Some records

begin

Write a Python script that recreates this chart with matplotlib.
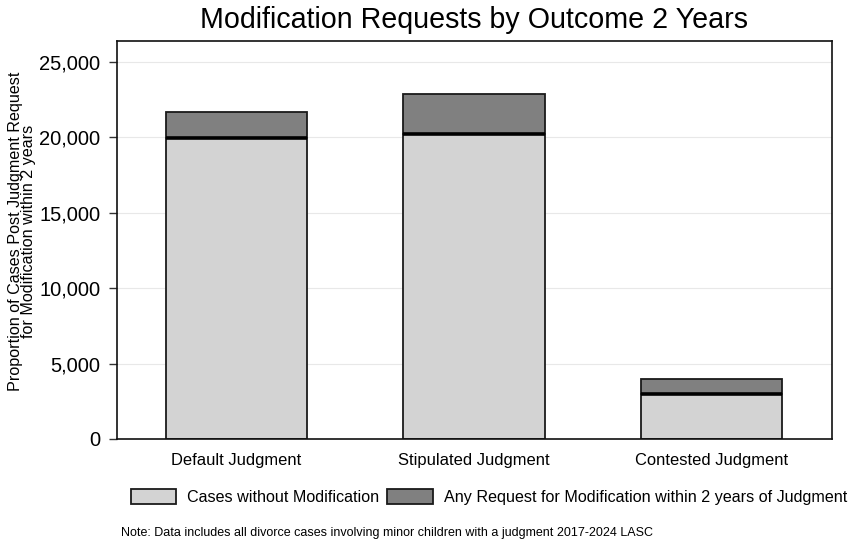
import matplotlib.pyplot as plt
import numpy as np

plt.rcParams['font.family'] = ['Liberation Sans', 'DejaVu Sans']

categories = ['Default Judgment', 'Stipulated Judgment', 'Contested Judgment']
no_mod = [19950, 20250, 2980]
any_mod = [1770, 2650, 1000]
yticks = [0, 5000, 10000, 15000, 20000, 25000]

light = '#d3d3d3'
dark = '#808080'

fig = plt.figure(figsize=(8.52, 5.44), dpi=100)
ax = fig.add_axes([117/852, 1 - 439/544, 715/852, 398/544])

x = np.arange(len(categories))
w = 0.594
ax.bar(x, no_mod, w, color=light, edgecolor='#1a1a1a', linewidth=1.3, zorder=2,
       label='Cases without Modification')
ax.bar(x, any_mod, w, bottom=no_mod, color=dark, edgecolor='#1a1a1a', linewidth=1.3,
       zorder=2, label='Any Request for Modification within 2 years of Judgment')
# thick boundary between segments
ax.hlines(no_mod, x - w/2, x + w/2, color='black', linewidth=2.6, zorder=3)

ax.set_xlim(-0.503, 2.507)
ax.set_ylim(0, 26400)
ax.set_xticks(x)
ax.set_xticklabels(categories, fontsize=11.9)
ax.set_yticks(yticks)
ax.set_yticklabels([f'{v:,}' for v in yticks], fontsize=14.5)
ax.tick_params(axis='x', length=0, pad=10)
ax.tick_params(axis='y', length=6, width=1, color='#333333', pad=6)
ax.grid(axis='y', color='#e8e8e8', linewidth=0.8, zorder=0)
for s in ax.spines.values():
    s.set_linewidth(1.2)
    s.set_color('#111111')

fig.text(22/852, 1 - 231/544,
         'Proportion of Cases Post Judgment Request\nfor Modification within 2 years',
         fontsize=11.6, linespacing=0.85, rotation=90, ha='center', va='center',
         multialignment='center')
fig.text(474/852, 1 - 20/544, 'Modification Requests by Outcome 2 Years',
         fontsize=20.6, ha='center', va='center')

fig.legend(loc='center', bbox_to_anchor=(489/852, 1 - 497/544), ncol=2, frameon=False,
           fontsize=11.6, handlelength=2.8, handleheight=1.1, columnspacing=0.5,
           handletextpad=0.7)
fig.text(121/852, 1 - 533/544,
         'Note: Data includes all divorce cases involving minor children with a judgment 2017-2024 LASC',
         fontsize=9, ha='left', va='center')

fig.savefig('out.png', dpi=100)
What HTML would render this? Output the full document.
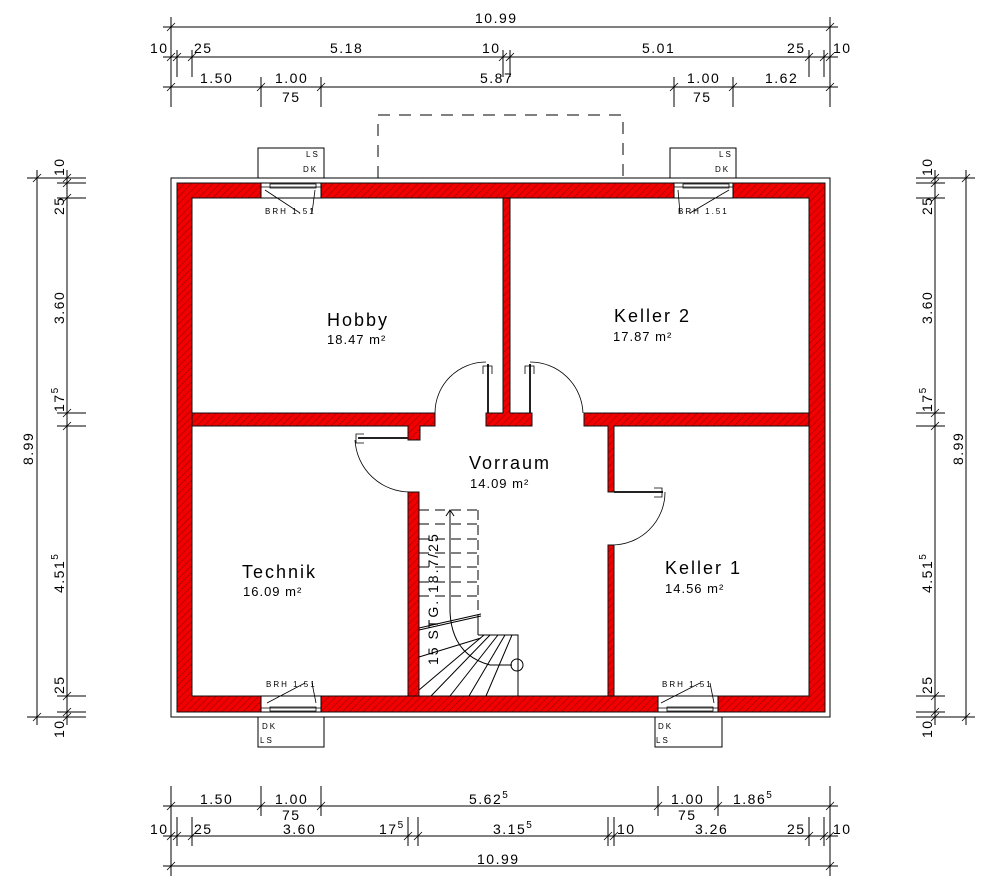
<!DOCTYPE html>
<html><head><meta charset="utf-8"><style>
html,body{margin:0;padding:0;background:#fff;width:1000px;height:888px;overflow:hidden}
svg{display:block}
.d{font-family:"Liberation Sans",sans-serif;font-size:14px;letter-spacing:1.5px;fill:#000}
.s{font-family:"Liberation Sans",sans-serif;font-size:8px;letter-spacing:2px;fill:#000}
.r{font-family:"Liberation Sans",sans-serif;font-size:18px;letter-spacing:2px;fill:#000}
.a{font-family:"Liberation Sans",sans-serif;font-size:13px;letter-spacing:1px;fill:#000}
</style></head><body>
<svg width="1000" height="888" viewBox="0 0 1000 888" xmlns="http://www.w3.org/2000/svg">
<defs>
<pattern id="h" width="5" height="5" patternUnits="userSpaceOnUse" patternTransform="rotate(45)">
<rect width="5" height="5" fill="#f00000"/><line x1="0" y1="0" x2="0" y2="5" stroke="#600" stroke-width="0.7"/>
</pattern>
</defs>
<g stroke="#000" stroke-width="1" fill="none">
<!-- top dims -->
<line x1="163" y1="27" x2="838" y2="27"/>
<line x1="163" y1="57" x2="838" y2="57"/>
<line x1="163" y1="87" x2="838" y2="87"/>
<line x1="171" y1="17" x2="171" y2="107"/><line x1="830" y1="17" x2="830" y2="107"/>
<line x1="177" y1="50" x2="177" y2="77"/><line x1="192" y1="50" x2="192" y2="77"/>
<line x1="503" y1="50" x2="503" y2="77"/><line x1="510" y1="50" x2="510" y2="77"/>
<line x1="809" y1="50" x2="809" y2="77"/><line x1="824" y1="50" x2="824" y2="77"/>
<line x1="261" y1="77" x2="261" y2="107"/><line x1="321" y1="77" x2="321" y2="107"/>
<line x1="674" y1="77" x2="674" y2="107"/><line x1="733" y1="77" x2="733" y2="107"/>
<!-- bottom dims -->
<line x1="163" y1="806" x2="838" y2="806"/>
<line x1="163" y1="836" x2="838" y2="836"/>
<line x1="163" y1="866" x2="838" y2="866"/>
<line x1="171" y1="786" x2="171" y2="876"/><line x1="830" y1="786" x2="830" y2="876"/>
<line x1="261" y1="786" x2="261" y2="816"/><line x1="321" y1="786" x2="321" y2="816"/>
<line x1="658" y1="786" x2="658" y2="816"/><line x1="718" y1="786" x2="718" y2="816"/>
<line x1="177" y1="817" x2="177" y2="846"/><line x1="192" y1="817" x2="192" y2="846"/>
<line x1="408" y1="817" x2="408" y2="846"/><line x1="418" y1="817" x2="418" y2="846"/>
<line x1="608" y1="817" x2="608" y2="846"/><line x1="614" y1="817" x2="614" y2="846"/>
<line x1="809" y1="817" x2="809" y2="846"/><line x1="824" y1="817" x2="824" y2="846"/>
<!-- left dims -->
<line x1="37" y1="170" x2="37" y2="725"/><line x1="67" y1="170" x2="67" y2="725"/>
<line x1="27" y1="178" x2="86" y2="178"/><line x1="27" y1="717" x2="86" y2="717"/>
<line x1="57" y1="183" x2="86" y2="183"/><line x1="57" y1="198" x2="86" y2="198"/>
<line x1="57" y1="413" x2="86" y2="413"/><line x1="57" y1="426" x2="86" y2="426"/>
<line x1="57" y1="696" x2="86" y2="696"/><line x1="57" y1="712" x2="86" y2="712"/>
<!-- right dims -->
<line x1="935" y1="170" x2="935" y2="725"/><line x1="966" y1="170" x2="966" y2="725"/>
<line x1="916" y1="178" x2="975" y2="178"/><line x1="916" y1="717" x2="975" y2="717"/>
<line x1="916" y1="183" x2="945" y2="183"/><line x1="916" y1="198" x2="945" y2="198"/>
<line x1="916" y1="413" x2="945" y2="413"/><line x1="916" y1="426" x2="945" y2="426"/>
<line x1="916" y1="696" x2="945" y2="696"/><line x1="916" y1="712" x2="945" y2="712"/>
</g>
<!-- ticks -->
<g stroke="#000" stroke-width="0.8">
<path d="M167 31l8-8M826 31l8-8M167 61l8-8M173 61l8-8M188 61l8-8M499 61l8-8M506 61l8-8M805 61l8-8M820 61l8-8M826 61l8-8M167 91l8-8M257 91l8-8M317 91l8-8M670 91l8-8M729 91l8-8M826 91l8-8"/>
<path d="M167 810l8-8M257 810l8-8M317 810l8-8M654 810l8-8M714 810l8-8M826 810l8-8M167 840l8-8M173 840l8-8M188 840l8-8M404 840l8-8M414 840l8-8M604 840l8-8M610 840l8-8M805 840l8-8M820 840l8-8M826 840l8-8M167 870l8-8M826 870l8-8"/>
<path d="M33 182l8-8M33 721l8-8M63 182l8-8M63 187l8-8M63 202l8-8M63 417l8-8M63 430l8-8M63 700l8-8M63 716l8-8M63 721l8-8"/>
<path d="M931 182l8-8M931 187l8-8M931 202l8-8M931 417l8-8M931 430l8-8M931 700l8-8M931 716l8-8M931 721l8-8M962 182l8-8M962 721l8-8"/>
</g>
<!-- dim text -->
<g class="d">
<text x="475" y="23">10.99</text>
<text x="150" y="53">10</text><text x="194" y="53">25</text><text x="330" y="53">5.18</text><text x="482" y="53">10</text>
<text x="642" y="53">5.01</text><text x="787" y="53">25</text><text x="833" y="53">10</text>
<text x="200" y="83">1.50</text><text x="275" y="83">1.00</text><text x="282" y="102">75</text><text x="480" y="83">5.87</text>
<text x="687" y="83">1.00</text><text x="693" y="102">75</text><text x="765" y="83">1.62</text>
<text x="200" y="804">1.50</text><text x="275" y="804">1.00</text><text x="282" y="820">75</text><text x="469" y="804">5.62<tspan dy="-6" font-size="10">5</tspan></text>
<text x="671" y="804">1.00</text><text x="678" y="820">75</text><text x="733" y="804">1.86<tspan dy="-6" font-size="10">5</tspan></text>
<text x="150" y="834">10</text><text x="194" y="834">25</text><text x="283" y="834">3.60</text><text x="379" y="834">17<tspan dy="-6" font-size="10">5</tspan></text>
<text x="493" y="834">3.15<tspan dy="-6" font-size="10">5</tspan></text><text x="617" y="834">10</text><text x="695" y="834">3.26</text><text x="787" y="834">25</text><text x="833" y="834">10</text>
<text x="477" y="864">10.99</text>
<text transform="translate(33,465) rotate(-90)">8.99</text>
<text transform="translate(64,176) rotate(-90)">10</text>
<text transform="translate(64,215) rotate(-90)">25</text>
<text transform="translate(64,324) rotate(-90)">3.60</text>
<text transform="translate(64,412) rotate(-90)">17<tspan dy="-6" font-size="10">5</tspan></text>
<text transform="translate(64,593) rotate(-90)">4.51<tspan dy="-6" font-size="10">5</tspan></text>
<text transform="translate(64,694) rotate(-90)">25</text>
<text transform="translate(64,738) rotate(-90)">10</text>
<text transform="translate(963,465) rotate(-90)">8.99</text>
<text transform="translate(932,176) rotate(-90)">10</text>
<text transform="translate(932,215) rotate(-90)">25</text>
<text transform="translate(932,324) rotate(-90)">3.60</text>
<text transform="translate(932,412) rotate(-90)">17<tspan dy="-6" font-size="10">5</tspan></text>
<text transform="translate(932,593) rotate(-90)">4.51<tspan dy="-6" font-size="10">5</tspan></text>
<text transform="translate(932,694) rotate(-90)">25</text>
<text transform="translate(932,738) rotate(-90)">10</text>
</g>
<!-- dashed outline -->
<path d="M378 178V115H623V178" fill="none" stroke="#000" stroke-dasharray="12,9"/>
<!-- frame -->
<rect x="171" y="178" width="659" height="539" fill="#fff" stroke="#000"/>
<!-- walls -->
<g fill="url(#h)" stroke="#111" stroke-width="1">
<path fill-rule="evenodd" d="M177 183H825V712H177Z M192 198V696H809V198Z"/>
<path d="M192 413H435V426H420V440H408V426H192Z"/>
<path d="M503 198H510V413H532V426H486V413H503Z"/>
<path d="M584 413H809V426H614V492H608V426H584Z"/>
<rect x="608" y="545" width="6" height="151"/>
<rect x="408" y="492" width="11" height="204"/>
</g>
<!-- windows -->
<g fill="#fff" stroke="#000" stroke-width="1">
<rect x="261" y="183" width="60" height="15"/><rect x="674" y="183" width="59" height="15"/>
<rect x="261" y="696" width="60" height="16"/><rect x="658" y="696" width="60" height="16"/>
<rect x="258" y="148" width="66" height="30"/><rect x="670" y="148" width="66" height="30"/>
<rect x="258" y="717" width="66" height="30"/><rect x="655" y="717" width="67" height="30"/>
</g>
<g stroke="#000" stroke-width="0.8" fill="none">
<path d="M261 187H321M270 184H316V188H270ZM674 187H733M683 184H729V188H683Z"/>
<path d="M261 708H321M270 707H316V711H270ZM658 708H718M667 707H713V711H667Z"/>
<path d="M265 190L300 213M315 190L312 213M729 190L690 213M678 190L680 213"/>
<path d="M267 703L305 683M316 703L312 683M661 703L700 683M714 703L710 683"/>
</g>
<g class="s">
<text x="306" y="157">LS</text><text x="303" y="172">DK</text><text x="719" y="157">LS</text><text x="715" y="172">DK</text>
<text x="265" y="214">BRH 1.51</text><text x="678" y="214">BRH 1.51</text>
<text x="266" y="687">BRH 1.51</text><text x="662" y="687">BRH 1.51</text>
<text x="262" y="729">DK</text><text x="260" y="743">LS</text><text x="658" y="729">DK</text><text x="656" y="743">LS</text>
</g>
<!-- doors -->
<g stroke="#000" stroke-width="0.8" fill="none">
<path d="M435 413A51 51 0 0 1 486 362"/>
<path d="M530 362A53 53 0 0 1 583 413"/>
<path d="M355 440A55 55 0 0 0 410 492"/>
<path d="M665 492A53 53 0 0 1 612 545"/>
</g>
<g stroke="#222" stroke-width="2" fill="none">
<line x1="488" y1="413" x2="488" y2="364"/><line x1="530" y1="413" x2="530" y2="364"/>
<line x1="408" y1="438" x2="358" y2="438"/><line x1="614" y1="492" x2="663" y2="492"/>
</g>
<g stroke="#000" stroke-width="0.8" fill="none">
<path d="M483 374V366H492V374M525 374V366H534V374M364 434H356V443H364M654 488H662V497H654"/>
</g>
<!-- stairs -->
<g stroke="#000" stroke-width="1" fill="none">
<path d="M419 510H478M419 524H478M419 539H478M419 553H478M419 567H478M419 582H478M419 596H478" stroke-dasharray="10,6"/>
<path d="M478 510V635" stroke-dasharray="10,5"/>
<path d="M478 635H518V696M478 635V625"/>
<path d="M419 630L481 616M419 628L481 614"/>
<path d="M419 657L481 638M419 690L484 635M431 696L490 635M450 696L498 635M469 696L505 635M486 696L512 635"/>
<path d="M450 510V612Q452 655 490 665H512"/>
<path d="M446 516L450 510L454 516"/>
<circle cx="517" cy="665" r="6"/>
</g>
<text class="a" transform="translate(438,665) rotate(-90)" style="font-size:14px;letter-spacing:2px">15 STG. 18.7/25</text>
<!-- room labels -->
<g>
<text class="r" x="327" y="326">Hobby</text><text class="a" x="327" y="344">18.47 m²</text>
<text class="r" x="614" y="322">Keller 2</text><text class="a" x="613" y="341">17.87 m²</text>
<text class="r" x="469" y="469">Vorraum</text><text class="a" x="470" y="488">14.09 m²</text>
<text class="r" x="242" y="578">Technik</text><text class="a" x="243" y="596">16.09 m²</text>
<text class="r" x="665" y="574">Keller 1</text><text class="a" x="665" y="593">14.56 m²</text>
</g>
</svg>
</body></html>
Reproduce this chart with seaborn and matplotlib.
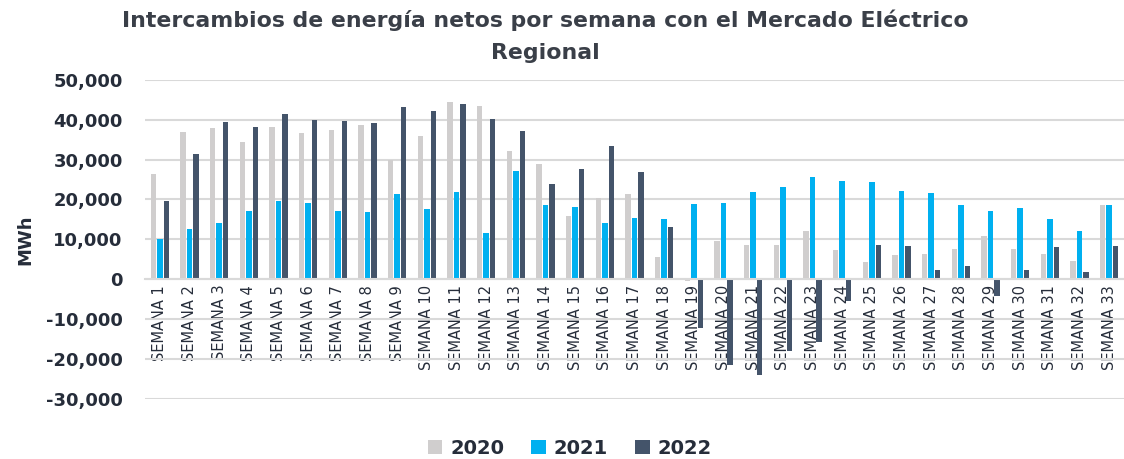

end

## Brief
Give again, exactly, the lines from the start of the data through the one holding "ax = fig.add_axes([117/852, 1"; omit the pictures.

## Full response
Write a Python script that recreates this chart with matplotlib.
import matplotlib.pyplot as plt
import numpy as np

plt.rcParams['font.family'] = ['Liberation Sans', 'DejaVu Sans']

categories = ['Default Judgment', 'Stipulated Judgment', 'Contested Judgment']
no_mod = [19950, 20250, 2980]
any_mod = [1770, 2650, 1000]
yticks = [0, 5000, 10000, 15000, 20000, 25000]

light = '#d3d3d3'
dark = '#808080'

fig = plt.figure(figsize=(8.52, 5.44), dpi=100)
ax = fig.add_axes([117/852, 1 - 439/544, 715/852, 398/544])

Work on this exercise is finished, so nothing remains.